Потому что в отличие от недалеких и свихнувшихся на «русскости» современных патриотов, стратеги «нового мирового порядка» прекрасно понимают, что страна с такой численностью населения и границами, как нынешняя РФ (т. е. уполовиненная по сравнению с СССР), никогда не будет способна противостоять в военном отношении силам, возглавляемым США, даже при самом идеальном руководстве, самой эффективной экономике и самом возвышенном духе населения, тогда как СССР мог это делать при самом худшем. России все равно будет слишком мало. Точно так же, как безумны были надежды на мировое господство Германии: да, за счет лучшей организации и высочайшего морального духа можно побеждать противника с вдвое, втрое, может быть, вчетверо сильнейшим потенциалом, но есть чисто количественный предел — ни при каких условиях нельзя победить десятикратно превосходящего. Лишенная прибалтийских и черноморских портов, белорусского «сборочного цеха», потенциала украинской и казахстанской металлургии, туркменского газа, азербайджанской нефти, узбекского хлопка и т. д. и т. п. Россия никогда не встанет в число великих держав. Теперь все это имеет гораздо большее значение, чем прежде. Без всего этого можно было еще обойтись в XIX в. (тогда обладание этими территориями имело значение главным образом геополитическое, создавало угрозу недругам на всех направлениях), но нельзя в XX в., и тем более — в XXI.
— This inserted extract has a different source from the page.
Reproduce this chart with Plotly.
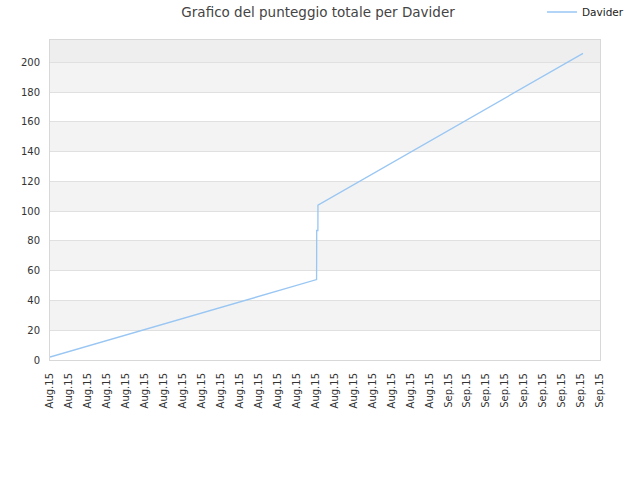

Соблазн самоизоляции в пределах «русской резервации» психологически (вызванный нынешним бессилием) понятен, он даже, может быть, оправдан как временное явление, тактика момента (в конце-концов очевидно, что в настоящее время и в ближайшие годы не до возвращения утраченного). Однако весьма опасен как идея, как принципиальное положение, которое как бы навсегда закрывает путь к возвращению прежнего положения страны в мире. А именно так ставится вопрос, когда «антиимперская» идея переносится и в прошлое России, обосновывая мысль, что никакого возвращения и не требуется, потому что и раньше этого не нужно было. Не знаю, чего тут больше — глупости или невежества. Во-первых, уже Московская Русь не была чисто русским государством, более того — если куда и расширялась — так именно на Юг и Восток (на Запад, куда больше всего хотелось — не удавалось), населенные культурно и этнически чуждым населением в присоединении которого обычно обвиняется империя Петербургского периода. Тогда как приобретенные последней в XVIII в. территории — это как раз исконные русские земли Киевской Руси.